Eastern hellbender voted Pennsylvania’s official amphibian

In this June 18, 2014, photo, Rod Williams, a Purdue University associate professor of herpetology, holds a hellbender that he and a team of students collected in southern Indiana's Blue River near Corydon, Ind., during a survey of populations of the rare amphibian. Hellbenders, an aquatic animal that's North America's largest salamander, are endangered in Indiana and four other states and face habitat loss and other pressures in the 11 other mostly Eastern states where they live in swift-flowing, rocky rivers and streams. (Rick Callahan/AP Photo)

In this June 18, 2014, photo, Rod Williams, a Purdue University associate professor of herpetology, holds a hellbender that he and a team of students collected in southern Indiana's Blue River near Corydon, Ind., during a survey of populations of the rare amphibian. Hellbenders, an aquatic animal that's North America's largest salamander, are endangered in Indiana and four other states and face habitat loss and other pressures in the 11 other mostly Eastern states where they live in swift-flowing, rocky rivers and streams. (Rick Callahan/AP Photo)

Pennsylvania is getting an official amphibian, a nocturnal, unsightly salamander that’s sometimes known as a snot otter, lasagna lizard or mud devil.

The House voted 191-6 Tuesday to grant the honor to the Eastern hellbender, which can grow to be more than 2 feet (a half meter) long and is battling declining numbers across much of its range in the United States.

The path to legislative recognition was not smooth, as the Eastern hellbender faced a stiff challenge from another amphibian called Wehrle’s salamander.

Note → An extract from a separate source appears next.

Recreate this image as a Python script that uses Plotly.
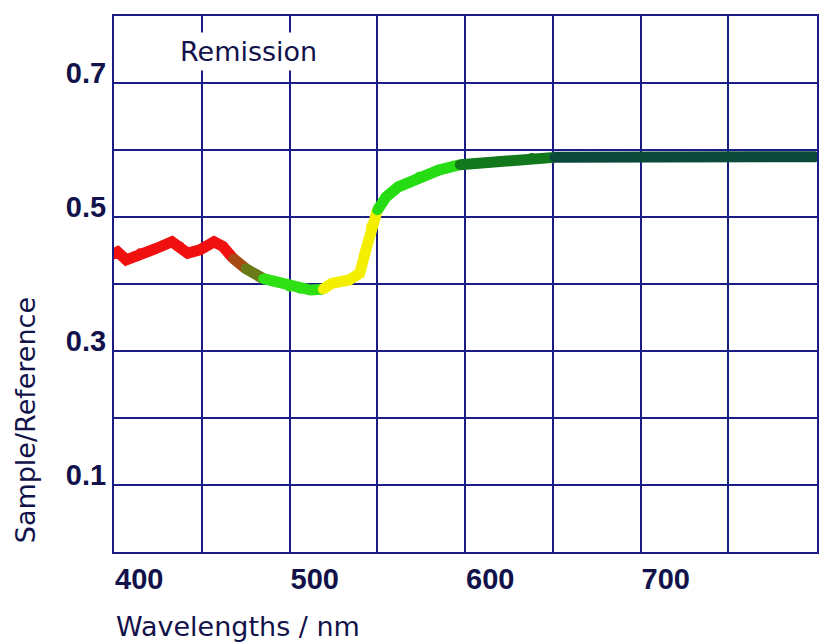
import plotly.graph_objects as go

# ---- data ----
wavelength = [398, 402, 407, 415, 424, 433, 437.5, 442, 449, 457, 462, 468, 475, 485, 492, 500, 506,
              512, 519, 524, 534, 540, 543.5, 546.5, 550, 555, 562, 574, 585, 597, 606, 619, 638,
              651, 700, 750, 800]
remission = [0.443, 0.448, 0.436, 0.446, 0.453, 0.463, 0.456, 0.446, 0.451, 0.463, 0.456, 0.438,
             0.423, 0.408, 0.403, 0.396, 0.393, 0.391, 0.392, 0.401, 0.406, 0.416, 0.451, 0.486,
             0.510, 0.530, 0.545, 0.560, 0.570, 0.578, 0.580, 0.583, 0.588, 0.589, 0.590, 0.590, 0.590]

# colour segments along the curve (start wavelength, end wavelength)
segment_bounds = [(398, 468), (468, 475), (475, 485), (485, 519), (519, 550), (550, 597), (597, 651), (651, 800)]
segment_colors = ["#f01010", "#a84a14", "#6a7a18", "#2ee014", "#f4ee00", "#26dc12", "#11781c", "#0b4a3a"]

x_tickvals = [400, 500, 600, 700]
y_tickvals = [0.1, 0.3, 0.5, 0.7]
y_ticktext = ["0.1", "0.3", "0.5", "0.7"]

NAVY = "#1c1c86"
TXT = "#12124a"

fig = go.Figure()
for (a, b), col in zip(segment_bounds, segment_colors):
    xs = [w for w in wavelength if a <= w <= b]
    ys = [r for w, r in zip(wavelength, remission) if a <= w <= b]
    fig.add_trace(go.Scatter(x=xs, y=ys, mode="lines+markers",
                             line=dict(color=col, width=11),
                             marker=dict(color=col, size=10),
                             cliponaxis=False, showlegend=False, hoverinfo="skip"))

fig.update_layout(
    width=819, height=643,
    margin=dict(l=114, r=0, t=16, b=91),
    paper_bgcolor="white", plot_bgcolor="white",
    showlegend=False,
)
fig.update_xaxes(
    range=[400, 800.5], tickvals=x_tickvals, ticktext=[str(v) for v in x_tickvals],
    ticklabelposition="outside right", ticks="",
    tickfont=dict(family="Liberation Sans", size=29, color=TXT, weight="bold"),
    showgrid=True, gridcolor=NAVY, gridwidth=2,
    minor=dict(dtick=50, tick0=400, showgrid=True, gridcolor=NAVY, gridwidth=2),
    showline=True, mirror=True, linecolor=NAVY, linewidth=2,
    zeroline=False,
)
fig.update_yaxes(
    range=[0, 0.8], tickvals=y_tickvals, ticktext=y_ticktext,
    ticklabelposition="outside top", ticks="", ticklabelshift=10,
    tickfont=dict(family="Liberation Sans", size=29, color=TXT, weight="bold"),
    showgrid=True, gridcolor=NAVY, gridwidth=2,
    minor=dict(dtick=0.1, tick0=0, showgrid=True, gridcolor=NAVY, gridwidth=2),
    showline=True, mirror=True, linecolor=NAVY, linewidth=2,
    zeroline=False,
)

PW, PH = 705, 536
def px_x(px):
    return (px - 114) / PW
def px_y(py):
    return (552 - py) / PH

fig.add_annotation(text="Remission", xref="paper", yref="paper",
                   x=px_x(176), y=px_y(52), xanchor="left", yanchor="middle",
                   showarrow=False, bgcolor="white", borderpad=3,
                   font=dict(family="DejaVu Sans", size=27, color=TXT))
fig.add_annotation(text="Wavelengths / nm", xref="paper", yref="paper",
                   x=px_x(114), y=px_y(626), xanchor="left", yanchor="middle",
                   showarrow=False,
                   font=dict(family="DejaVu Sans", size=27, color=TXT))
fig.add_annotation(text="Sample/Reference", xref="paper", yref="paper",
                   x=px_x(25), y=px_y(420), xanchor="center", yanchor="middle",
                   textangle=-90, showarrow=False,
                   font=dict(family="DejaVu Sans", size=27, color=TXT))

fig.write_html("out.html")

Rep. Garth Everett, R-Lycoming, who helped shepherd the bill through the House, said hellbenders had been on the decline.

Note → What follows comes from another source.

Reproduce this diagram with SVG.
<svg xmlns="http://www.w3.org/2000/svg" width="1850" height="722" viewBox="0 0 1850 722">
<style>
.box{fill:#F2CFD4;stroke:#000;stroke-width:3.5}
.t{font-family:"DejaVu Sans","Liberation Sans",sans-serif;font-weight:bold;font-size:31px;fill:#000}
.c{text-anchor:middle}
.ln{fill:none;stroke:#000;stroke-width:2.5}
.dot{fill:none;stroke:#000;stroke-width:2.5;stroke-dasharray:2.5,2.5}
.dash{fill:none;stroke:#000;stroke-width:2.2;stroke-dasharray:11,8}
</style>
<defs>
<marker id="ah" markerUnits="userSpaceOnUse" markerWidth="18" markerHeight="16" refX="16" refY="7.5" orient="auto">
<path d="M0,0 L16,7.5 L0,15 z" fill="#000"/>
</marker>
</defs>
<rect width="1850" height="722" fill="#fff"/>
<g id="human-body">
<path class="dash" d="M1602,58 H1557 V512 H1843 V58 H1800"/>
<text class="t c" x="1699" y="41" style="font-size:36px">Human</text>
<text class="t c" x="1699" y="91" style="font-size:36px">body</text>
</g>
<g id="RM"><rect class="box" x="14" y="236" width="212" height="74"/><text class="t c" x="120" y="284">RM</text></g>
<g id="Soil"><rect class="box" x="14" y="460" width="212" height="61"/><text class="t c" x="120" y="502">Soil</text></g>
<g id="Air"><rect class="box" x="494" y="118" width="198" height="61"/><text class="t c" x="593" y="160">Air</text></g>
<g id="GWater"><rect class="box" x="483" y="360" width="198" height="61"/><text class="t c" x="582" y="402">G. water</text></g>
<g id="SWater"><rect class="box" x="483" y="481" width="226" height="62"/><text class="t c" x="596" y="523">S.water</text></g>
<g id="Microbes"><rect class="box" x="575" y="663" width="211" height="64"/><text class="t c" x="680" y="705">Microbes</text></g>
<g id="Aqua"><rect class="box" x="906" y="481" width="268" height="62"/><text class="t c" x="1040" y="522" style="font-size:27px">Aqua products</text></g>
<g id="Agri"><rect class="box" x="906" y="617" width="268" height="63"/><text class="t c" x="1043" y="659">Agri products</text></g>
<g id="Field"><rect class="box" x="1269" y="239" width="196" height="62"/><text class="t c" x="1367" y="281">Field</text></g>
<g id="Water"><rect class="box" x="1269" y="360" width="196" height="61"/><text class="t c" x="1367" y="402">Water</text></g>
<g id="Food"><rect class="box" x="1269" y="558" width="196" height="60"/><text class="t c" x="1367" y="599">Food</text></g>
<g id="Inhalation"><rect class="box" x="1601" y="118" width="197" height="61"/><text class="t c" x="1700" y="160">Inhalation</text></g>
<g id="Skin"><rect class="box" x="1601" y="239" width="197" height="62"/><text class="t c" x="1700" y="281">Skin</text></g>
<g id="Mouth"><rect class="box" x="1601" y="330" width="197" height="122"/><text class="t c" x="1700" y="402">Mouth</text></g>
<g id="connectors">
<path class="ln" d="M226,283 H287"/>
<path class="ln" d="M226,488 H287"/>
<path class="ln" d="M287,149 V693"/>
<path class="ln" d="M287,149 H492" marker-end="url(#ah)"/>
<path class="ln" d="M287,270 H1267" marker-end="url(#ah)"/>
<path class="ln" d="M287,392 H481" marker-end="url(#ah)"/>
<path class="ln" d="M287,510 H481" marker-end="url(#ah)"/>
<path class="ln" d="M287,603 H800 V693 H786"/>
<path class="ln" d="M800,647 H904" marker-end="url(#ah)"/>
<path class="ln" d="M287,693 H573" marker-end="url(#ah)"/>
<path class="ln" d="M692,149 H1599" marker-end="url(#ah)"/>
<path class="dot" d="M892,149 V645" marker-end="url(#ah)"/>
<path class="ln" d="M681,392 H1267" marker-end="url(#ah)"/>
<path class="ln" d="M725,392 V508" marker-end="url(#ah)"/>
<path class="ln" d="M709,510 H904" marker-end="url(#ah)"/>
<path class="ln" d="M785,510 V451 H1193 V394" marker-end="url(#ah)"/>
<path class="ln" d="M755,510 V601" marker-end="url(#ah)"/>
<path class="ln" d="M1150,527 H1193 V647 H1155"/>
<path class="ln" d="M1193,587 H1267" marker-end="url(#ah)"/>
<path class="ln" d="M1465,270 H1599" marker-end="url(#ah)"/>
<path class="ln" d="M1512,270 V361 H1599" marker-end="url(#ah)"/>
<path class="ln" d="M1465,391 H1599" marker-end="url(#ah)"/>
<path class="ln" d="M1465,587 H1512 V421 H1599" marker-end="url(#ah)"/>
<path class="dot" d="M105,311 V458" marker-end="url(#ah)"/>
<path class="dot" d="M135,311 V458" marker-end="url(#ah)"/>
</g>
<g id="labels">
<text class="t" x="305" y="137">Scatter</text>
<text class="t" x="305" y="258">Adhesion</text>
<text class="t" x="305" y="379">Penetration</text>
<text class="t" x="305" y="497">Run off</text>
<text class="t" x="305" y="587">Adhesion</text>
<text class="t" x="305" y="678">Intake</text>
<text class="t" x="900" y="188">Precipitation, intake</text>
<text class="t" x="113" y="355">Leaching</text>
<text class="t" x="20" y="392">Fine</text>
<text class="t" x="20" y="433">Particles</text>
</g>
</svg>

“Not many people have actually seen hellbenders,” Everett said after the vote. “They live only in very clean streams, and they live under rocks.”

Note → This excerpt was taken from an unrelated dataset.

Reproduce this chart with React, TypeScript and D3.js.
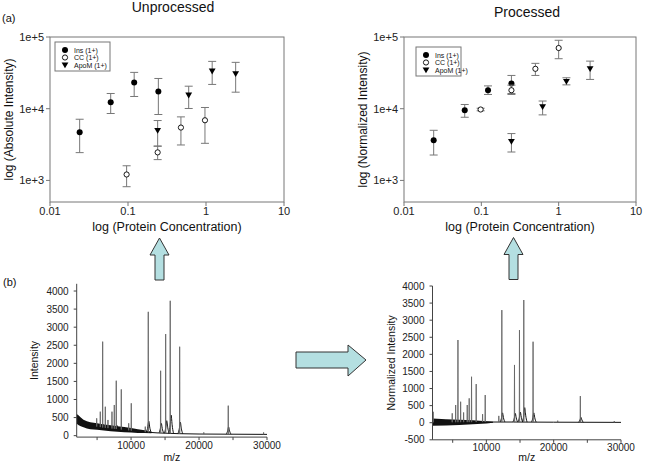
import React from "react";
import * as d3 from "d3";

// ---------- Scatter data (log-log) ----------
const concTicks = [0.01, 0.1, 1, 10];
const concTickLabels = ["0.01", "0.1", "1", "10"];
const intTicks = [1e3, 1e4, 1e5];
const intTickLabels = ["1e+3", "1e+4", "1e+5"];
const seriesNames = ["Ins (1+)", "CC (1+)", "ApoM (1+)"];

// Unprocessed
const insRawConc = [0.024, 0.06, 0.12, 0.245];
const insRawMean = [4700, 12300, 23200, 17400];
const insRawLo = [2440, 8570, 14800, 8300];
const insRawHi = [7130, 16300, 32100, 26400];
const ccRawConc = [0.096, 0.24, 0.477, 0.97];
const ccRawMean = [1210, 2460, 5460, 6900];
const ccRawLo = [817, 1950, 3120, 3290];
const ccRawHi = [1600, 3020, 7690, 10400];
const apoRawConc = [0.24, 0.6, 1.2, 2.4];
const apoRawMean = [4960, 15450, 33400, 30700];
const apoRawLo = [2990, 10070, 21800, 17000];
const apoRawHi = [6840, 20600, 45700, 44300];

// Processed
const insProcConc = [0.0242, 0.061, 0.122, 0.245];
const insProcMean = [3630, 9530, 18100, 22500];
const insProcLo = [2260, 7600, 15800, 16300];
const insProcHi = [5000, 11450, 20800, 29100];
const ccProcConc = [0.098, 0.245, 0.5, 1.0];
const ccProcMean = [9750, 18100, 36000, 70200];
const ccProcLo = [9350, 15800, 29100, 49800];
const ccProcHi = [10150, 21300, 42900, 90000];
const apoProcConc = [0.245, 0.62, 1.26, 2.55];
const apoProcMean = [3480, 10600, 24000, 36000];
const apoProcLo = [2490, 8200, 21500, 25600];
const apoProcHi = [4500, 12800, 27000, 46100];

// ---------- Spectrum data ----------
const mzTicks = [5000, 10000, 15000, 20000, 25000, 30000];
const mzTickLabels = ["", "10000", "", "20000", "", "30000"];
const rawIntTicks = [0, 500, 1000, 1500, 2000, 2500, 3000, 3500, 4000];
const procIntTicks = [-500, 0, 500, 1000, 1500, 2000, 2500, 3000, 3500, 4000];

const rawPeakMz = [4940, 5470, 5820, 6210, 6600, 7190, 7530, 7820, 8560, 9650, 10030, 12090, 12530, 14350, 15090, 15760, 17150, 20700, 24300, 29500];
const rawPeakI = [480, 663, 2600, 800, 434, 663, 848, 1520, 1280, 342, 895, 250, 3425, 1795, 2810, 3730, 2460, 90, 830, 90];
const rawBumpMz = [5900, 7900, 12600, 14450, 15250, 15900, 17250, 24350];
const rawBumpI = [330, 320, 500, 420, 520, 720, 470, 300];
const rawBaseMz = [2000, 2500, 3000, 4000, 5000, 6000, 8000, 10000, 12000, 14000, 17000, 20000, 25000, 30000];
const rawBaseI = [480, 400, 340, 280, 250, 220, 180, 140, 100, 75, 55, 45, 40, 35];
const rawNoiseMz = [2000, 2300, 2600, 3000, 3500, 4000, 5000, 6000, 7000, 8000, 9000, 10000, 11000, 12000, 13000];
const rawNoiseHi = [600, 560, 500, 440, 400, 370, 340, 310, 290, 260, 240, 210, 180, 150, 110];
const rawNoiseLo = [330, 290, 260, 230, 200, 180, 160, 140, 125, 110, 95, 85, 75, 70, 65];

const procPeakMz = [2100, 4930, 5440, 5780, 6180, 6620, 7160, 7450, 7800, 8490, 9440, 9830, 11850, 12300, 14180, 14920, 15560, 16940, 20600, 23960, 29000];
const procPeakI = [320, 275, 518, 2420, 614, 300, 518, 713, 1345, 1130, 250, 810, 200, 3295, 1690, 2710, 3590, 2370, 60, 780, 50];
const procBumpMz = [12400, 14300, 15050, 15700, 17050, 24050];
const procBumpI = [370, 350, 400, 570, 370, 200];
const procBaseMz = [2000, 6000, 10000, 14000, 20000, 30000];
const procBaseI = [10, 15, 20, 20, 15, 10];
const procNoiseMz = [2000, 4000, 6000, 8000, 10000, 11000];
const procNoiseHi = [120, 100, 90, 70, 45, 25];
const procNoiseLo = [-90, -80, -65, -45, -20, 0];

const FONT = "'Liberation Sans', Arial, Helvetica, sans-serif";

type Series = { conc: number[]; mean: number[]; lo: number[]; hi: number[] };

function Marker({ kind, x, y }: { kind: number; x: number; y: number }) {
  if (kind === 0) return <circle cx={x} cy={y} r={3} fill="#000" />;
  if (kind === 1) return <circle cx={x} cy={y} r={2.6} fill="#fff" stroke="#000" strokeWidth={0.9} />;
  const s = 3.4;
  return <path d={`M${x - s},${y - s * 0.75}L${x + s},${y - s * 0.75}L${x},${y + s * 0.95}Z`} fill="#000" />;
}

function ScatterPanel(props: {
  x0: number; x1: number; y0: number; y1: number;
  series: Series[]; yLabel: string; title: string; titleX: number; titleY: number;
  legend: { x: number; y: number; w: number; h: number };
}) {
  const { x0, x1, y0, y1, series, yLabel, title, titleX, titleY, legend } = props;
  const x = d3.scaleLog().domain([0.01, 10]).range([x0, x1]);
  const y = d3.scaleLog().domain([500, 1e5]).range([y1, y0]);
  const cx = (x0 + x1) / 2;
  const cy = (y0 + y1) / 2;
  return (
    <g fontFamily={FONT}>
      <text x={titleX} y={titleY} fontSize={14} textAnchor="middle" fill="#111">{title}</text>
      <rect x={x0} y={y0} width={x1 - x0} height={y1 - y0} fill="none" stroke="#777" strokeWidth={1} />
      {concTicks.map((t, i) => (
        <g key={"xt" + i}>
          <line x1={x(t)} x2={x(t)} y1={y1} y2={y1 + 4} stroke="#777" />
          <text x={x(t)} y={y1 + 13} fontSize={11} textAnchor="middle" fill="#222">{concTickLabels[i]}</text>
        </g>
      ))}
      {intTicks.map((t, i) => (
        <g key={"yt" + i}>
          <line x1={x0 - 4} x2={x0} y1={y(t)} y2={y(t)} stroke="#777" />
          <text x={x0 - 6} y={y(t) + 4} fontSize={11} textAnchor="end" fill="#222">{intTickLabels[i]}</text>
        </g>
      ))}
      <text x={cx} y={y1 + 29} fontSize={12.5} textAnchor="middle" fill="#111">log (Protein Concentration)</text>
      <text transform={`translate(${x0 - 37},${cy}) rotate(-90)`} fontSize={12} textAnchor="middle" fill="#111">{yLabel}</text>
      {series.map((s, si) => (
        <g key={"s" + si}>
          {s.conc.map((c, i) => (
            <g key={i}>
              <line x1={x(c)} x2={x(c)} y1={y(s.lo[i])} y2={y(s.hi[i])} stroke="#777" strokeWidth={1} />
              <line x1={x(c) - 4} x2={x(c) + 4} y1={y(s.lo[i])} y2={y(s.lo[i])} stroke="#777" strokeWidth={1} />
              <line x1={x(c) - 4} x2={x(c) + 4} y1={y(s.hi[i])} y2={y(s.hi[i])} stroke="#777" strokeWidth={1} />
              <Marker kind={si} x={x(c)} y={y(s.mean[i])} />
            </g>
          ))}
        </g>
      ))}
      <rect x={legend.x} y={legend.y} width={legend.w} height={legend.h} fill="#fff" stroke="#777" strokeWidth={1} />
      {seriesNames.map((n, i) => (
        <g key={"lg" + i}>
          <Marker kind={i} x={legend.x + 10} y={legend.y + 8 + i * 7.5} />
          <text x={legend.x + 19} y={legend.y + 10.5 + i * 7.5} fontSize={7} fill="#111">{n}</text>
        </g>
      ))}
    </g>
  );
}

function SpectrumPanel(props: {
  x0: number; x1: number; yDom: [number, number]; yTop: number; yBot: number;
  yTicks: number[]; yLabel: string; yLabelX: number;
  peakMz: number[]; peakI: number[]; bumpMz: number[]; bumpI: number[];
  baseMz: number[]; baseI: number[]; noiseMz: number[]; noiseHi: number[]; noiseLo: number[];
}) {
  const p = props;
  const x = d3.scaleLinear().domain([2000, 30000]).range([p.x0, p.x1]);
  const y = d3.scaleLinear().domain(p.yDom).range([p.yBot, p.yTop]);
  const base = d3.scaleLinear().domain(p.baseMz).range(p.baseI).clamp(true);
  const line = d3.line<[number, number]>().x((d) => x(d[0])).y((d) => y(d[1]));
  const smooth = d3.line<[number, number]>().x((d) => x(d[0])).y((d) => y(d[1])).curve(d3.curveBasis);
  const area = d3.area<number>()
    .x((_, i) => x(p.noiseMz[i]))
    .y0((_, i) => y(p.noiseLo[i]))
    .y1((_, i) => y(p.noiseHi[i]));
  const basePts: [number, number][] = p.baseMz.map((m, i) => [m, p.baseI[i]]);
  return (
    <g fontFamily={FONT}>
      <path d={area(p.noiseMz) || ""} fill="#111" />
      <path d={line(basePts) || ""} fill="none" stroke="#111" strokeWidth={1} />
      {p.bumpMz.map((m, i) => {
        const pts: [number, number][] = [
          [m - 350, base(m - 350)], [m - 120, base(m) + (p.bumpI[i] - base(m)) * 0.3],
          [m, p.bumpI[i]], [m + 120, base(m) + (p.bumpI[i] - base(m)) * 0.3], [m + 350, base(m + 350)],
        ];
        return <path key={"b" + i} d={smooth(pts) || ""} fill="none" stroke="#111" strokeWidth={1} />;
      })}
      {p.peakMz.map((m, i) => {
        const pts: [number, number][] = [[m - 30, base(m - 30)], [m, p.peakI[i]], [m + 30, base(m + 30)]];
        return <path key={"p" + i} d={line(pts) || ""} fill="none" stroke="#666" strokeWidth={0.9} />;
      })}
      <line x1={p.x0} x2={p.x0} y1={p.yTop} y2={p.yBot} stroke="#444" />
      <line x1={p.x0} x2={p.x1} y1={p.yBot} y2={p.yBot} stroke="#444" />
      {p.yTicks.map((t) => (
        <g key={"yt" + t}>
          <line x1={p.x0 - 3} x2={p.x0} y1={y(t)} y2={y(t)} stroke="#444" />
          <text x={p.x0 - 8} y={y(t) + 3.5} fontSize={10} textAnchor="end" fill="#222">{t}</text>
        </g>
      ))}
      {mzTicks.map((t, i) => (
        <g key={"xt" + t}>
          <line x1={x(t)} x2={x(t)} y1={p.yBot} y2={p.yBot + 3} stroke="#444" />
          <text x={x(t)} y={p.yBot + 11.5} fontSize={10} textAnchor="middle" fill="#222">{mzTickLabels[i]}</text>
        </g>
      ))}
      <text x={(p.x0 + p.x1) / 2} y={461} fontSize={10.5} textAnchor="middle" fill="#111">m/z</text>
      <text transform={`translate(${p.yLabelX},${(p.yTop + p.yBot) / 2}) rotate(-90)`} fontSize={10.5} textAnchor="middle" fill="#111">{p.yLabel}</text>
    </g>
  );
}

function UpArrow({ cx, top, bottom }: { cx: number; top: number; bottom: number }) {
  const hb = top + 17;
  const d = `M${cx},${top}L${cx + 9.5},${hb}L${cx + 4.5},${hb}L${cx + 4.5},${bottom}L${cx - 4.5},${bottom}L${cx - 4.5},${hb}L${cx - 9.5},${hb}Z`;
  return <path d={d} fill="#b4dfe1" stroke="#333" strokeWidth={1} />;
}

export default function App() {
  const rawSeries: Series[] = [
    { conc: insRawConc, mean: insRawMean, lo: insRawLo, hi: insRawHi },
    { conc: ccRawConc, mean: ccRawMean, lo: ccRawLo, hi: ccRawHi },
    { conc: apoRawConc, mean: apoRawMean, lo: apoRawLo, hi: apoRawHi },
  ];
  const procSeries: Series[] = [
    { conc: insProcConc, mean: insProcMean, lo: insProcLo, hi: insProcHi },
    { conc: ccProcConc, mean: ccProcMean, lo: ccProcLo, hi: ccProcHi },
    { conc: apoProcConc, mean: apoProcMean, lo: apoProcLo, hi: apoProcHi },
  ];
  return (
    <svg width={646} height={462} style={{ position: "absolute", left: 0, top: 0, background: "#fff" }}>
      <rect width={646} height={462} fill="#fff" />
      <text x={2} y={22} fontSize={11} fontFamily={FONT} fill="#111">(a)</text>
      <text x={3} y={286} fontSize={11} fontFamily={FONT} fill="#111">(b)</text>
      <ScatterPanel x0={50} x1={284} y0={37} y1={202} series={rawSeries}
        yLabel="log (Absolute Intensity)" title="Unprocessed" titleX={173} titleY={12}
        legend={{ x: 55, y: 42, w: 55, h: 29 }} />
      <ScatterPanel x0={404} x1={636} y0={37} y1={202} series={procSeries}
        yLabel="log (Normalized Intensity)" title="Processed" titleX={527} titleY={17}
        legend={{ x: 416, y: 47, w: 45, h: 29 }} />
      <UpArrow cx={159.5} top={238} bottom={280} />
      <UpArrow cx={513.5} top={237.5} bottom={279.5} />
      <path d="M296,352L348,352L348,345L366,360L348,376L348,368L296,368Z" fill="#b4dfe1" stroke="#333" strokeWidth={1} />
      <SpectrumPanel x0={76.7} x1={267} yDom={[-40, 4200]} yTop={283.8} yBot={437.1}
        yTicks={rawIntTicks} yLabel="Intensity" yLabelX={38}
        peakMz={rawPeakMz} peakI={rawPeakI} bumpMz={rawBumpMz} bumpI={rawBumpI}
        baseMz={rawBaseMz} baseI={rawBaseI} noiseMz={rawNoiseMz} noiseHi={rawNoiseHi} noiseLo={rawNoiseLo} />
      <SpectrumPanel x0={432.5} x1={621} yDom={[-500, 4000]} yTop={286} yBot={439.8}
        yTicks={procIntTicks} yLabel="Normalized Intensity" yLabelX={395}
        peakMz={procPeakMz} peakI={procPeakI} bumpMz={procBumpMz} bumpI={procBumpI}
        baseMz={procBaseMz} baseI={procBaseI} noiseMz={procNoiseMz} noiseHi={procNoiseHi} noiseLo={procNoiseLo} />
    </svg>
  );
}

They are the largest North American amphibian, according to the Center for Biological Diversity, and their jarring appearance has inspired a colorful set of nicknames that also include devil dog, ground puppy and Allegheny alligator.

Members of the Chesapeake Bay Foundation’s student leadership council began the campaign to designate it as the state’s official amphibian, and their efforts were aided by Lycoming College’s Clean Water Institute.

The Chesapeake Bay Foundation said hellbenders were plentiful in Pennsylvania as recently as 1990. Their numbers have since been decimated in Eastern states by pollution and sedimentation, researchers say.

Their range generally covers the Appalachian Mountains, from southern New York to northern Georgia.

Among the factors researchers also worry about are disease and warming water temperatures caused by climate change.

Hellbenders do not have federally protected status, and while some states give them protected status, Pennsylvania does not.

Wehrle’s salamander, which is common, is named after the late naturalist R.W. Wehrle, of Indiana, Pennsylvania.